### Set problem
Print, word for word, every line from the beginning of the listing up to and including the line with "ax.text(6, whishi[5] +". Pictures are to be excluded.

### Recorded data
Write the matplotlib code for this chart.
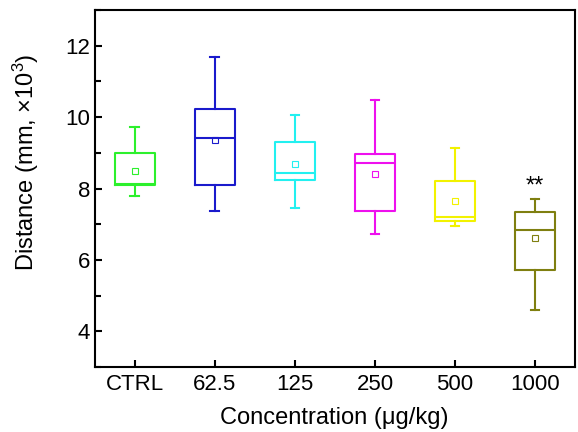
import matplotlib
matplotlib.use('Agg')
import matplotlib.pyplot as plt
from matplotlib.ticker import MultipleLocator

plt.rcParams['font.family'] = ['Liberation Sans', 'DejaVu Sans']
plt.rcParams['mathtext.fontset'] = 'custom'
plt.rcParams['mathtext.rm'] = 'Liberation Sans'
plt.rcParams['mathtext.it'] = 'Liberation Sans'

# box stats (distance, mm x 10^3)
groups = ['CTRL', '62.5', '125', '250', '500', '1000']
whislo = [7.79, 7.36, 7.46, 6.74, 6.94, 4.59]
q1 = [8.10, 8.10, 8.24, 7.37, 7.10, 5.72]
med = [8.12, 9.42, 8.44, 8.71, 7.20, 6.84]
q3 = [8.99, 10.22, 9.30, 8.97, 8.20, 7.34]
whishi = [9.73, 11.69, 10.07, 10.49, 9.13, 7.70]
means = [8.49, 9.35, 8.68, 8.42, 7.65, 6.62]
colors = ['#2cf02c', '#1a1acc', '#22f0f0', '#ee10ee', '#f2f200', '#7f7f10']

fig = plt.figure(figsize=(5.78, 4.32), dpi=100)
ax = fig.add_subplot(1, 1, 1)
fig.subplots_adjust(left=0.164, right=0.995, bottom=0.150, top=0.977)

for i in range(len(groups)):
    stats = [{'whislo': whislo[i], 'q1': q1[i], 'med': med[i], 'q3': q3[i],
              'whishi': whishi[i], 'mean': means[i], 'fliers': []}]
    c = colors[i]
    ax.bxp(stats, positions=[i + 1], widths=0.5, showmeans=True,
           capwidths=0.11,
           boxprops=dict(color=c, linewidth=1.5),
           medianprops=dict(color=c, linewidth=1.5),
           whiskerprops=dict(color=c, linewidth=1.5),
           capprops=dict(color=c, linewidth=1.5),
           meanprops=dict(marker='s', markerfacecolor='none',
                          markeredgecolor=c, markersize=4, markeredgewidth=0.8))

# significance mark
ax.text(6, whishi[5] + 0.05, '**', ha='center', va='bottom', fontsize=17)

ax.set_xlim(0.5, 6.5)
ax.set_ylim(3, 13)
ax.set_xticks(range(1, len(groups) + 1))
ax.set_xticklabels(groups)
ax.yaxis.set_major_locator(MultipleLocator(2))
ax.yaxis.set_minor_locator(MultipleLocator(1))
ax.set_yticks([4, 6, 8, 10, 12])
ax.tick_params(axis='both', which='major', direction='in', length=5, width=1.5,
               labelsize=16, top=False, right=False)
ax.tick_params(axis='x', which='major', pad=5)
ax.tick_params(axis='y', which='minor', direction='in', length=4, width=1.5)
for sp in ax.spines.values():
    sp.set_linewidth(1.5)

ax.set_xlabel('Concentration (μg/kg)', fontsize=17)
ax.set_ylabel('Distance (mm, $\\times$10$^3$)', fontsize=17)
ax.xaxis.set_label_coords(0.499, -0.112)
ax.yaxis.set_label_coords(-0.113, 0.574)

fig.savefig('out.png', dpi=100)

### Finished exercise
Write the matplotlib code for this chart.
import matplotlib
matplotlib.use('Agg')
import matplotlib.pyplot as plt
from matplotlib.ticker import MultipleLocator

plt.rcParams['font.family'] = ['Liberation Sans', 'DejaVu Sans']
plt.rcParams['mathtext.fontset'] = 'custom'
plt.rcParams['mathtext.rm'] = 'Liberation Sans'
plt.rcParams['mathtext.it'] = 'Liberation Sans'

# box stats (distance, mm x 10^3)
groups = ['CTRL', '62.5', '125', '250', '500', '1000']
whislo = [7.79, 7.36, 7.46, 6.74, 6.94, 4.59]
q1 = [8.10, 8.10, 8.24, 7.37, 7.10, 5.72]
med = [8.12, 9.42, 8.44, 8.71, 7.20, 6.84]
q3 = [8.99, 10.22, 9.30, 8.97, 8.20, 7.34]
whishi = [9.73, 11.69, 10.07, 10.49, 9.13, 7.70]
means = [8.49, 9.35, 8.68, 8.42, 7.65, 6.62]
colors = ['#2cf02c', '#1a1acc', '#22f0f0', '#ee10ee', '#f2f200', '#7f7f10']

fig = plt.figure(figsize=(5.78, 4.32), dpi=100)
ax = fig.add_subplot(1, 1, 1)
fig.subplots_adjust(left=0.164, right=0.995, bottom=0.150, top=0.977)

for i in range(len(groups)):
    stats = [{'whislo': whislo[i], 'q1': q1[i], 'med': med[i], 'q3': q3[i],
              'whishi': whishi[i], 'mean': means[i], 'fliers': []}]
    c = colors[i]
    ax.bxp(stats, positions=[i + 1], widths=0.5, showmeans=True,
           capwidths=0.11,
           boxprops=dict(color=c, linewidth=1.5),
           medianprops=dict(color=c, linewidth=1.5),
           whiskerprops=dict(color=c, linewidth=1.5),
           capprops=dict(color=c, linewidth=1.5),
           meanprops=dict(marker='s', markerfacecolor='none',
                          markeredgecolor=c, markersize=4, markeredgewidth=0.8))

# significance mark
ax.text(6, whishi[5] + 0.05, '**', ha='center', va='bottom', fontsize=17)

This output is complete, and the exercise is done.